The model is the expensive, read-only part (the weights). A Session is one generation stream’s state: the attention KV cache plus scratch buffers. This tutorial sizes that cache, runs independent sessions over one model, hand-rolls the loop inside generate, and frees everything properly.

Run it like tutorial 01:

daslang.exe -jit tutorials/dasLLAMA/04_sessions_and_memory.das -- path/to/model.gguf

8.7.4.1. The KV cache, and why you cap seq_len

The KV cache is sized to config.seq_len at create_session time — roughly 2 * n_layers * seq_len * kv_dim floats. Models ship with big native contexts (Llama-3’s native seq_len is 131072, which means tens of GB of fp32 KV), so cap seq_len to the context you actually need before creating sessions:

m.config.seq_len = min(m.config.seq_len, 1024l)
var s = create_session(m)

On SmolLM2-135M that’s the difference between ~377 MB per session at the native 8192 and ~47 MB at 1024.

8.7.4.2. One model, many sessions

Each session has its own position (n_past), KV cache, and sampling RNG — two sessions over one model don’t see each other.

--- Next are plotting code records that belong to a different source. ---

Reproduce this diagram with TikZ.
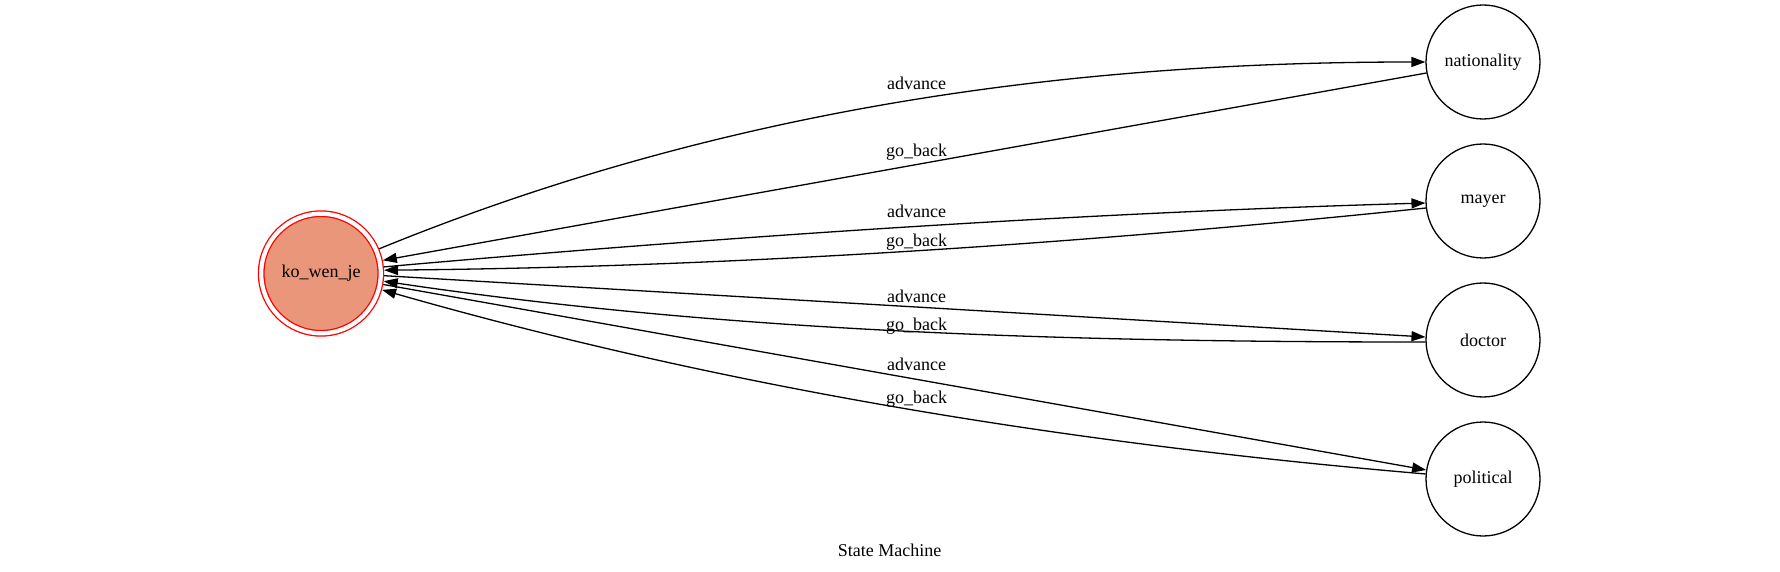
\documentclass[tikz,border=0pt]{standalone}
\usepackage{fontspec}
\setmainfont{Liberation Serif}
\usetikzlibrary{arrows.meta}
\definecolor{darksalmon}{RGB}{233,150,122}
\tikzstyle{state}=[circle,draw=black,line width=1.3bp,
                   inner sep=0pt,minimum size=114bp,outer sep=0.6bp]
\tikzstyle{initstate}=[circle,draw=red,fill=darksalmon,line width=1.3bp,
                       double=white,double distance=4.2bp,
                       inner sep=0pt,minimum size=119.6bp,outer sep=3.4bp]
\tikzstyle{trans}=[line width=1.3bp,-{Triangle[length=14bp,width=10bp]}]
\tikzstyle{translabel}=[anchor=base,inner sep=0pt]
\begin{document}
\begin{tikzpicture}[x=1bp,y=-1bp,font=\fontsize{18bp}{22bp}\selectfont]
    \useasboundingbox (0,0) rectangle (1780,572);
    \node (ko) at (321,273.5) [initstate]{ko\_wen\_je};
    \node (nat) at (1483,62) [state]{nationality};
    \node (mayer) at (1483,201) [state]{mayer};
    \node (doctor) at (1483,340) [state]{doctor};
    \node (political) at (1483,479) [state]{political};
    \draw[trans] (ko.23) .. controls (731,105) and (1079,62) .. (nat.180);
    \draw[trans] (nat.191) -- (ko.12);
    \draw[trans] (ko.6) .. controls (733,236) and (1080,213) .. (mayer.182);
    \draw[trans] (mayer.187) .. controls (1079,244) and (732,267) .. (ko.3);
    \draw[trans] (ko.-2) -- (doctor.177);
    \draw[trans] (doctor.182) .. controls (1078,342) and (732,333) .. (ko.-7);
    \draw[trans] (ko.-10) -- (political.171);
    \draw[trans] (political.175) .. controls (1079,444.6) and (732,390) .. (ko.-15);
    \node (l1) at (916.5,90) [translabel]{advance};
    \node (l2) at (916.5,157) [translabel]{go\_back};
    \node (l3) at (916.5,218) [translabel]{advance};
    \node (l4) at (916.5,247) [translabel]{go\_back};
    \node (l5) at (916.5,302) [translabel]{advance};
    \node (l6) at (916.5,330) [translabel]{go\_back};
    \node (l7) at (916.5,370) [translabel]{advance};
    \node (l8) at (916.5,403) [translabel]{go\_back};
    \node (title) at (889.5,556) [translabel]{State Machine};
  \end{tikzpicture}
\end{document}
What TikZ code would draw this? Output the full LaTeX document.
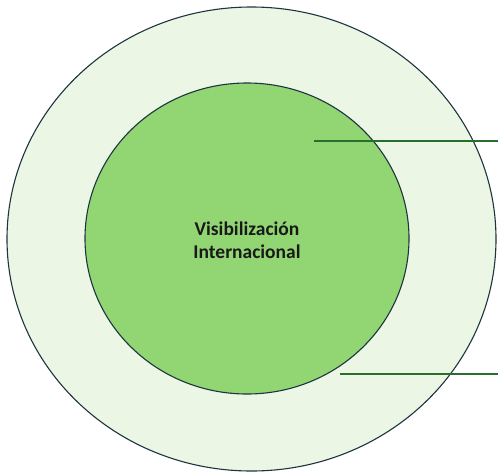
\documentclass[tikz,border=0pt]{standalone}
\usepackage{fontspec}
\setsansfont{Carlito}
\usepackage{tikz}
\usetikzlibrary{shapes.geometric}
\definecolor{ringfill}{RGB}{235,247,228}
\definecolor{corefill}{RGB}{145,214,115}
\definecolor{rimline}{RGB}{30,52,64}
\definecolor{leadline}{RGB}{40,110,45}

\begin{document}
\begin{tikzpicture}[x=1pt, y=-1pt,
    ring/.style={ellipse, draw=rimline, line width=1.1pt, inner sep=0pt},
    lead/.style={leadline, line width=2pt}]
                      \useasboundingbox (0,0) rectangle (498,475);
                      \node[ring, fill=ringfill, minimum width=489pt, minimum height=464pt] (outer) at (251.5,239) {};
                      \node[ring, fill=corefill, minimum width=324pt, minimum height=311pt] (inner) at (247,238.5) {};
                      \node[font=\sffamily\bfseries\fontsize{19.5}{23}\selectfont, align=center, text=black!90] (title) at (247,240) {Visibilización\\Internacional};
                      \coordinate (upA) at (314,141);
                      \coordinate (upB) at (498,141);
                      \coordinate (lowA) at (340,374);
                      \coordinate (lowB) at (498,374);
                      \draw[lead] (upA) -- (upB);
                      \draw[lead] (lowA) -- (lowB);
                  \end{tikzpicture}
\end{document}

This is how one loaded model serves many conversations.

8.7.4.3. eval and sample by hand

generate is a convenience over two primitives. eval runs tokens at the session’s current position and advances it — prefill is just the whole prompt in one call. sample picks the next token from session.logits:

var s = create_session(m)
eval(m, s, prompt)              // prefill: n_past goes 0 -> length(prompt)
var one : array<int64>
one |> resize(1)
for (_step in range64(16l)) {
    let tok = sample(s, SamplingParams())
    print("{piece(m, tok)}")
    one[0] = tok
    eval(m, s, one)             // feed the sampled token back in
}

generate adds the timing stats and the repetition-penalty window — this skeleton is all the model ever does.

8.7.4.4. Freeing: persistent_heap + delete

A one-shot script can just exit — the context frees everything. A long-lived process that loads model after model must free explicitly, and that takes both ingredients:

options persistent_heap at the top of the file — a malloc-backed heap where delete returns memory immediately (on the default linear heap a mid-context delete is a no-op);
an explicit delete of every Session and Model you created.

options persistent_heap
// ...
delete s
delete m   // heap drops by the model's full footprint

One practical note baked into the tutorial file itself: each section lives in its own function. A daslang function’s stack frame is statically sized for all its locals, and the default 16 KB context stack must also fit the model’s forward-pass call chain — piling every section’s locals into one fat main() overflows it. Keep model-driving main functions lean (or raise options stack).